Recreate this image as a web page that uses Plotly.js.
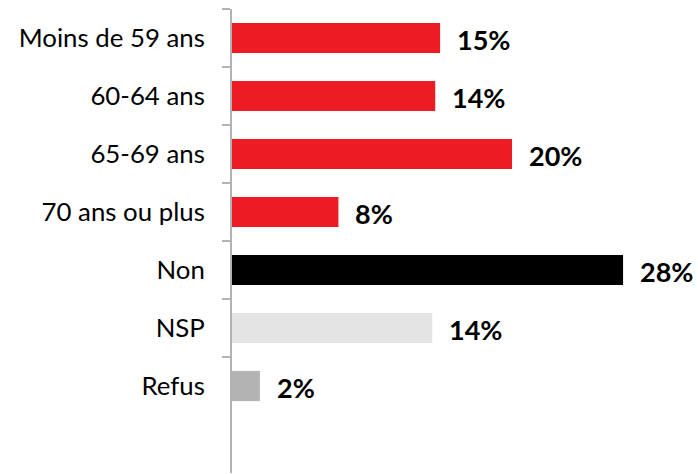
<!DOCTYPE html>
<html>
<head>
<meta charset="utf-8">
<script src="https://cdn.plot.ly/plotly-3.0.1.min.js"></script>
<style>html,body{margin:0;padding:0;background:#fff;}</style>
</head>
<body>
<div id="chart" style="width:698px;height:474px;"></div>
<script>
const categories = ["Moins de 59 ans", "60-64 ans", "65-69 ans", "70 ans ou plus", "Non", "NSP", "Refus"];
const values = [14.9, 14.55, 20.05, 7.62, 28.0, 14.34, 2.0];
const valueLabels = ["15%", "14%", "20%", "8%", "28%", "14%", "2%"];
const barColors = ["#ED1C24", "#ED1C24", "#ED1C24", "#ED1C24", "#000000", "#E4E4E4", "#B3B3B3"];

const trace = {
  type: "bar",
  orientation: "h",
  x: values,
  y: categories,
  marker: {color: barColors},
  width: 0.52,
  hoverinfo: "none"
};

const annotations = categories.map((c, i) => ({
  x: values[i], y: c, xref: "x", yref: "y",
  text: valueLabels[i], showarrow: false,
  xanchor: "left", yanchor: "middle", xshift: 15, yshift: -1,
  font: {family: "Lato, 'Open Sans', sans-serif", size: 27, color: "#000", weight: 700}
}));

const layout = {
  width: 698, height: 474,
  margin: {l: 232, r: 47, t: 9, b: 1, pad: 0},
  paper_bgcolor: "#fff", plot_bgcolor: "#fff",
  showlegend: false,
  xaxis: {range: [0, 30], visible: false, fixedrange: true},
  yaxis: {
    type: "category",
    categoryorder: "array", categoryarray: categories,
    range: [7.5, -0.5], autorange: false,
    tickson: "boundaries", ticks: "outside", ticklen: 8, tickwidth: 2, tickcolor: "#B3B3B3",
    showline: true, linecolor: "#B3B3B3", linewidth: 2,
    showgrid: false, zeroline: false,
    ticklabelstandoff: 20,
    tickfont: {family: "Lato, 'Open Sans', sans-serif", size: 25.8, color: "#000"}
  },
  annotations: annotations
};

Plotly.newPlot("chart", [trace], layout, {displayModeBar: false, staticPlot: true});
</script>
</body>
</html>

* * *

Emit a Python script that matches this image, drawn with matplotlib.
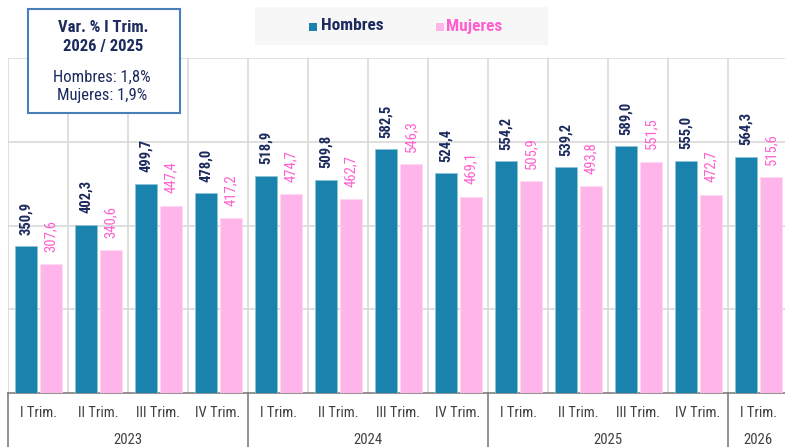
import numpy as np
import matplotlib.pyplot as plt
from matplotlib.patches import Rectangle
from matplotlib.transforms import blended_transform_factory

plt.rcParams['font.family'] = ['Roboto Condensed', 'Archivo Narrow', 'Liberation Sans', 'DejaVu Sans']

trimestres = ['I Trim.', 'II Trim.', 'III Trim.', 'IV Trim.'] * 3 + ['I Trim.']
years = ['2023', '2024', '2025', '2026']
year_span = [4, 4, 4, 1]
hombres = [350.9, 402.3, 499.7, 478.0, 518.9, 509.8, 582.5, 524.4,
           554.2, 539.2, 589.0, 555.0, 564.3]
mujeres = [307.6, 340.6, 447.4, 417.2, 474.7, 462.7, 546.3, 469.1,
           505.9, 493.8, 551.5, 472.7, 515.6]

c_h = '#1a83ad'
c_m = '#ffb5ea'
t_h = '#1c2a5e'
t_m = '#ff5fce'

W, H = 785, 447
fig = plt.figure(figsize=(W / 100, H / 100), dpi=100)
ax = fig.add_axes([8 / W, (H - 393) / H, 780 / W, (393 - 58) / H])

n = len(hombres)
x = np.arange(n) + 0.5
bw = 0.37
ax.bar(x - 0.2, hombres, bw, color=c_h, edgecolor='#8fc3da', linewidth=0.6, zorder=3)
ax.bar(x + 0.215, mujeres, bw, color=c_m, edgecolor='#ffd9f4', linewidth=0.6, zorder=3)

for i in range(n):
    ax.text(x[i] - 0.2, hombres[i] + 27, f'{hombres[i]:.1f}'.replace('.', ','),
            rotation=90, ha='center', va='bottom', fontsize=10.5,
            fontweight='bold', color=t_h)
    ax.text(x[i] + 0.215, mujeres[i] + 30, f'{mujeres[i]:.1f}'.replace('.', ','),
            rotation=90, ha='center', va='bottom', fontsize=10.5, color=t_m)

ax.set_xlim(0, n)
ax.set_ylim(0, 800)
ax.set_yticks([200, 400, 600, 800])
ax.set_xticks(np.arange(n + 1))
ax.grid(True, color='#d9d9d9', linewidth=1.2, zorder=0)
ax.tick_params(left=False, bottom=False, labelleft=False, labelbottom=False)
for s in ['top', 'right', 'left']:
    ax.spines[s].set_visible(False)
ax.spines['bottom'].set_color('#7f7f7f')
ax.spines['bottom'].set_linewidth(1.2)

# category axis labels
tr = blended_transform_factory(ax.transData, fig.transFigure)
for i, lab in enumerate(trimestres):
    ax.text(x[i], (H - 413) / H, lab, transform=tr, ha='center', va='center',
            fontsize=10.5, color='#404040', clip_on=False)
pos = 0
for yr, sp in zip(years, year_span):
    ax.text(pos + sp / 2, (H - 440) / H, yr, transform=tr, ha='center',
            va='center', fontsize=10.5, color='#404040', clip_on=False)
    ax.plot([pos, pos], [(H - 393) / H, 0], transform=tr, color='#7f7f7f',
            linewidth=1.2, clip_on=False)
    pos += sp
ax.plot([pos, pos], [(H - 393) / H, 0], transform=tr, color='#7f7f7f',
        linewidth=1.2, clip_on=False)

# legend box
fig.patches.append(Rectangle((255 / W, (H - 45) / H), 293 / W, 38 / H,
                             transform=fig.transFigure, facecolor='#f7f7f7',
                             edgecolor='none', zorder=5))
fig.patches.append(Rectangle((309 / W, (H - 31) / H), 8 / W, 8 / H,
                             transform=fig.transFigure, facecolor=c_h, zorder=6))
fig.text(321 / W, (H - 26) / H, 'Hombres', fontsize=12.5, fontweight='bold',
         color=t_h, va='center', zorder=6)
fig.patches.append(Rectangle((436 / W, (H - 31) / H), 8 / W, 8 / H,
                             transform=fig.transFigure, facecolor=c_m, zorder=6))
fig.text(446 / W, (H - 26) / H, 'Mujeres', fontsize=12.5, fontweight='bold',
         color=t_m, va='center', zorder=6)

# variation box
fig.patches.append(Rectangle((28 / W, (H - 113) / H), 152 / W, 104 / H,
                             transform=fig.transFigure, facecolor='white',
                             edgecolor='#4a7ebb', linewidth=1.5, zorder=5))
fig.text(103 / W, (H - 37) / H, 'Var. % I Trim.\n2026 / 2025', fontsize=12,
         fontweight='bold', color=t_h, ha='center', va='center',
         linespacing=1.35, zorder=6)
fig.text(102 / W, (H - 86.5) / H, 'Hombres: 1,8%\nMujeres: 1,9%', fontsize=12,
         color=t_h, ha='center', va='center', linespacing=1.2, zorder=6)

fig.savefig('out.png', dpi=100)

...

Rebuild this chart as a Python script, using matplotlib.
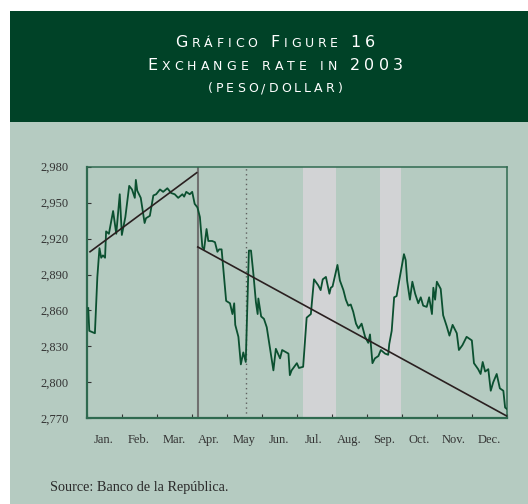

GIVEN PROBLEM> Word for word, restate the lines beginning with the one that has "Emit a Python" and ending with the one that has "edgecolor='#ffd9f4', linewidth=0.6, zorder=3)". Keep both ends and skip any pictures.

CORRECT RESULT>
Emit a Python script that matches this image, drawn with matplotlib.
import numpy as np
import matplotlib.pyplot as plt
from matplotlib.patches import Rectangle
from matplotlib.transforms import blended_transform_factory

plt.rcParams['font.family'] = ['Roboto Condensed', 'Archivo Narrow', 'Liberation Sans', 'DejaVu Sans']

trimestres = ['I Trim.', 'II Trim.', 'III Trim.', 'IV Trim.'] * 3 + ['I Trim.']
years = ['2023', '2024', '2025', '2026']
year_span = [4, 4, 4, 1]
hombres = [350.9, 402.3, 499.7, 478.0, 518.9, 509.8, 582.5, 524.4,
           554.2, 539.2, 589.0, 555.0, 564.3]
mujeres = [307.6, 340.6, 447.4, 417.2, 474.7, 462.7, 546.3, 469.1,
           505.9, 493.8, 551.5, 472.7, 515.6]

c_h = '#1a83ad'
c_m = '#ffb5ea'
t_h = '#1c2a5e'
t_m = '#ff5fce'

W, H = 785, 447
fig = plt.figure(figsize=(W / 100, H / 100), dpi=100)
ax = fig.add_axes([8 / W, (H - 393) / H, 780 / W, (393 - 58) / H])

n = len(hombres)
x = np.arange(n) + 0.5
bw = 0.37
ax.bar(x - 0.2, hombres, bw, color=c_h, edgecolor='#8fc3da', linewidth=0.6, zorder=3)
ax.bar(x + 0.215, mujeres, bw, color=c_m, edgecolor='#ffd9f4', linewidth=0.6, zorder=3)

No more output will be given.